Galois action on étale path torsors

Question

TLDR: How is the Galois action on étale path torsors defined?

Let $X$ be a smooth proper scheme, over a field $k$, and let $x,y\in X(k)$ be a pair of points. Let $\pi_1^{\text{ét}}(\overline{X},\overline{x})$ denote the étale fundamental group of $\overline{X} := X\otimes\overline{k}$ based at the geometric point associated to $x$. Similarly we may consider $\pi_1^{\text{ét}}(\overline{X},\overline{y})$, and $\pi_1^{\text{ét}}(\overline{X},\overline{x},\overline{y})$, which denotes the set of étale paths from $\overline{x}$ to $\overline{y}$.

The Grothendieck $\pi_1$-exact sequence shows that there is a natural $G_k$ (absolute Galois) action on $\pi_1^{\text{ét}}(\overline{X},\overline{x})$, and $\pi_1^{\text{ét}}(\overline{X},\overline{y})$. I read in several places that there is a natural Galois action on $\pi_1^{\text{ét}}(\overline{X},\overline{x},\overline{y})$, does anybody know how it is defined?

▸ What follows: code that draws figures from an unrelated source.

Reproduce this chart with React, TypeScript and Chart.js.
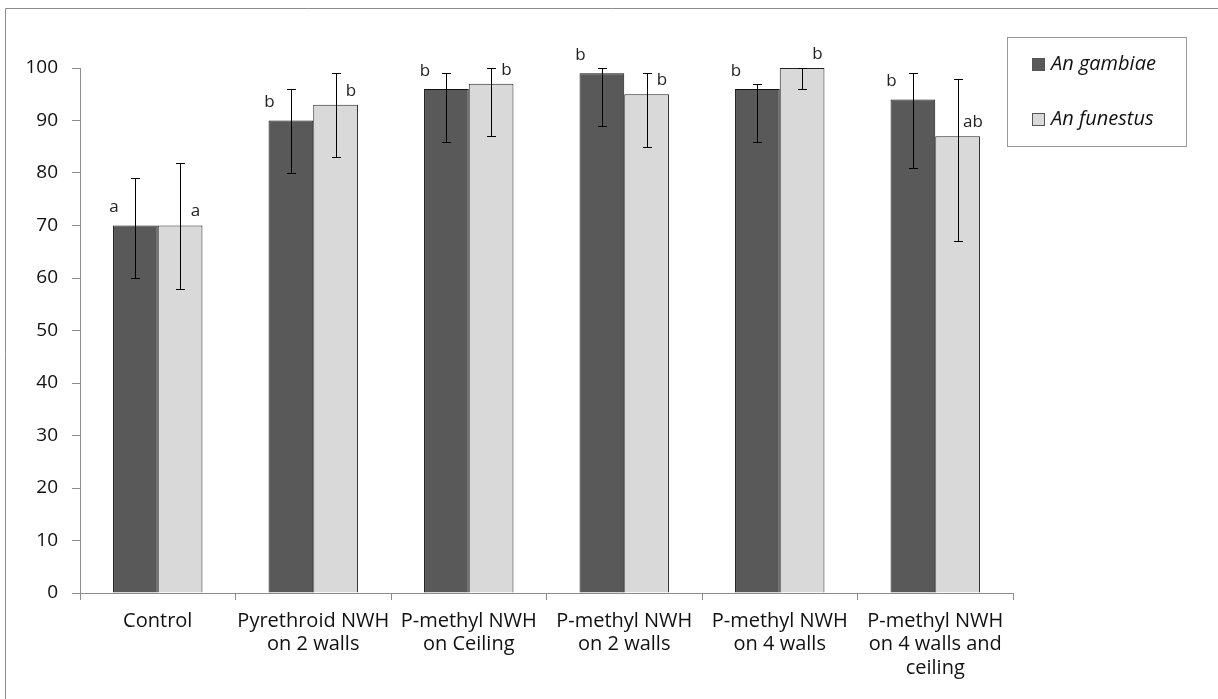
import React, { useEffect, useRef } from "react";
import { Chart, registerables } from "chart.js";

Chart.register(...registerables);

const categories: string[][] = [
  ["Control"],
  ["Pyrethroid NWH", "on 2 walls"],
  ["P-methyl NWH", "on Ceiling"],
  ["P-methyl NWH", "on 2 walls"],
  ["P-methyl NWH", "on 4 walls"],
  ["P-methyl NWH", "on 4 walls and", "ceiling"],
];
const gambiae = [70, 90, 96, 99, 96, 94];
const gambiaeLow = [60, 80, 86, 89, 86, 81];
const gambiaeHigh = [79, 96, 99, 100, 97, 99];
const funestus = [70, 93, 97, 95, 100, 87];
const funestusLow = [58, 83, 87, 85, 96, 67];
const funestusHigh = [82, 99, 100, 99, 100, 98];
const gambiaeLetters = ["a", "b", "b", "b", "b", "b"];
const funestusLetters = ["a", "b", "b", "b", "b", "ab"];
const yTicks = [0, 10, 20, 30, 40, 50, 60, 70, 80, 90, 100];

const DARK = "#595959";
const LIGHT = "#d9d9d9";
const FONT = "'Open Sans', 'Liberation Sans', sans-serif";

const lows = [gambiaeLow, funestusLow];
const highs = [gambiaeHigh, funestusHigh];
const letters = [gambiaeLetters, funestusLetters];

const decorPlugin = {
  id: "decor",
  beforeDraw(chart: any) {
    const ctx = chart.ctx;
    ctx.save();
    ctx.fillStyle = "#fff";
    ctx.fillRect(0, 0, chart.width, chart.height);
    ctx.strokeStyle = "#8c8c8c";
    ctx.lineWidth = 1;
    ctx.beginPath();
    ctx.moveTo(5.5, chart.height);
    ctx.lineTo(5.5, 8.5);
    ctx.lineTo(chart.width, 8.5);
    ctx.stroke();
    ctx.restore();
  },
  afterDatasetsDraw(chart: any) {
    const ctx = chart.ctx;
    const y = chart.scales.y;
    ctx.save();
    // error bars
    ctx.strokeStyle = "#000";
    ctx.lineWidth = 1;
    chart.data.datasets.forEach((ds: any, di: number) => {
      const meta = chart.getDatasetMeta(di);
      meta.data.forEach((bar: any, j: number) => {
        const x = Math.round(bar.x) + 0.5;
        const yl = Math.round(y.getPixelForValue(lows[di][j])) + 0.5;
        const yh = Math.round(y.getPixelForValue(highs[di][j])) + 0.5;
        ctx.beginPath();
        ctx.moveTo(x, yl);
        ctx.lineTo(x, yh);
        ctx.moveTo(x - 4.5, yl);
        ctx.lineTo(x + 4.5, yl);
        ctx.moveTo(x - 4.5, yh);
        ctx.lineTo(x + 4.5, yh);
        ctx.stroke();
      });
    });
    // letters
    ctx.fillStyle = "#222";
    ctx.font = `17px ${FONT}`;
    ctx.textAlign = "center";
    ctx.textBaseline = "middle";
    chart.data.datasets.forEach((ds: any, di: number) => {
      const meta = chart.getDatasetMeta(di);
      meta.data.forEach((bar: any, j: number) => {
        const left = bar.x - bar.width / 2;
        const right = bar.x + bar.width / 2;
        if (di === 0) {
          ctx.fillText(letters[di][j], left + 1, bar.y - 18);
        } else {
          ctx.fillText(letters[di][j], right - 7, bar.y - 14);
        }
      });
    });
    // legend
    ctx.strokeStyle = "#999";
    ctx.strokeRect(1007.5, 37.5, 179, 109);
    const entries = chart.data.datasets;
    const ys = [58, 113];
    ctx.font = `italic 20px ${FONT}`;
    ctx.textAlign = "left";
    entries.forEach((ds: any, i: number) => {
      ctx.fillStyle = ds.backgroundColor;
      ctx.fillRect(1032, ys[i], 13, 13);
      ctx.strokeStyle = "#555";
      ctx.strokeRect(1032.5, ys[i] + 0.5, 12, 12);
      ctx.fillStyle = "#111";
      ctx.fillText(ds.label, 1051, ys[i] + 6);
    });
    ctx.restore();
  },
};

export default function App() {
  const ref = useRef<HTMLCanvasElement>(null);
  useEffect(() => {
    const chart = new Chart(ref.current!, {
      type: "bar",
      data: {
        labels: categories as any,
        datasets: [
          {
            label: "An gambiae",
            data: gambiae,
            backgroundColor: DARK,
            borderColor: "#111",
            borderWidth: 1,
            categoryPercentage: 0.575,
            barPercentage: 1.0,
          },
          {
            label: "An funestus",
            data: funestus,
            backgroundColor: LIGHT,
            borderColor: "#222",
            borderWidth: 1,
            categoryPercentage: 0.575,
            barPercentage: 1.0,
          },
        ],
      },
      options: {
        responsive: false,
        animation: false,
        layout: { padding: { left: 0, right: 205, top: 68, bottom: 0 } },
        plugins: { legend: { display: false }, tooltip: { enabled: false } },
        scales: {
          x: {
            grid: {
              display: true,
              drawOnChartArea: false,
              drawTicks: true,
              tickLength: 7,
              color: "#8c8c8c",
              offset: true,
            },
            border: { color: "#8c8c8c" },
            ticks: {
              color: "#111",
              font: { family: FONT, size: 20, lineHeight: 1.18 },
              padding: 9,
              maxRotation: 0,
              autoSkip: false,
            },
            afterFit: (s: any) => {
              s.height = 106;
            },
          },
          y: {
            min: 0,
            max: 100,
            afterBuildTicks: (s: any) => {
              s.ticks = yTicks.map((v) => ({ value: v }));
            },
            grid: {
              display: true,
              drawOnChartArea: false,
              drawTicks: true,
              tickLength: 8,
              color: "#8c8c8c",
            },
            border: { color: "#8c8c8c" },
            ticks: {
              color: "#111",
              font: { family: FONT, size: 19 },
              padding: 14,
            },
            afterFit: (s: any) => {
              s.width = 80;
            },
          },
        },
      },
      plugins: [decorPlugin],
    });
    return () => chart.destroy();
  }, []);
  return (
    <div style={{ position: "fixed", left: 0, top: 0, width: 1218, height: 699 }}>
      <canvas ref={ref} width={1218} height={699} />
    </div>
  );
}
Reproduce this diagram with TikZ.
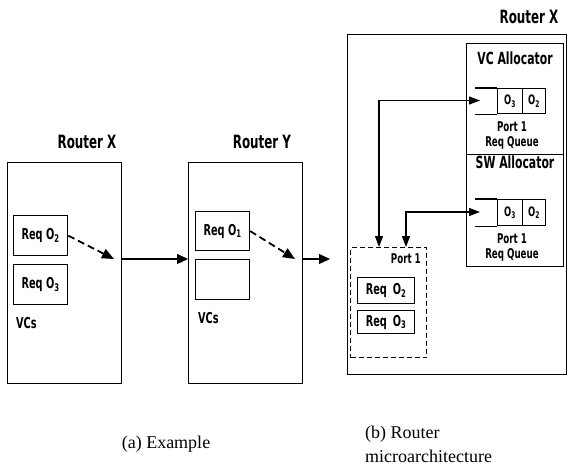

My attempt: the way the Galois group acts on $\pi_1^{\text{ét}}(X,\overline{x})$, for example, is via conjugation by a loop in $\pi_1^{\text{ét}}(X,\overline{x})$, i.e. $g\in G_k, \gamma_x\in \pi_1^{\text{ét}}(X,\overline{x})$, then $g(\gamma_x) = \gamma_{g,x}^{-1}\gamma_x\gamma_{g,x}$. Similarly for $\pi_1^{\text{ét}}(X,\overline{y})$. So it appears that there is a natural action of $G_k$ on the arithmetic path space $\pi_1^{\text{ét}}(X,\overline{x},\overline{y})$, by sending a path $p\in \pi_1^{\text{ét}}(X,\overline{x},\overline{y})$ to $\gamma_{g,x}^{-1}p\gamma_{g,y}$. It would be very convenient if this action may be shown to restrict from an automorphism of the arithmetic path space $\pi_1^{\text{ét}}(X,\overline{x},\overline{y})$, to the geometric path space $\pi_1^{\text{ét}}(\overline{X},\overline{x},\overline{y})$. How do I proceed?

Another question, in case anybody is feeling generous, is if the étale path space has a geometric interpretation, similar to how the étale fundamental group has. I am familiar with a Tannakian description but do not find it extremely illuminating.

EDIT: I would be very appreciative of a Tannakian argument, however.

Answer 1

Following @KristianJS's comment, I devised a pedestrian way of understanding this fact: a geometric etale path is a compatible system of isomorphisms of fibres of geometric covers of my scheme. The Galois group doesn't just act compatibly on the fibres, but rather on the entire cover, and hence on the fundamental groupoid itself.

If I replace $\pi_1^{\text{et}}(\overline{X},\overline{x})$ by the Tannakian fundamental group of etale local systems on $\overline{X}$, the Galois action on covers translates to having a Galois action on all objects in this entire Tannakian category. On the other hand, since every path torsor is a pro-object of the category, it inherits an action as well.

In light of that I think it makes sense to think of this as: paths are also pro-covers.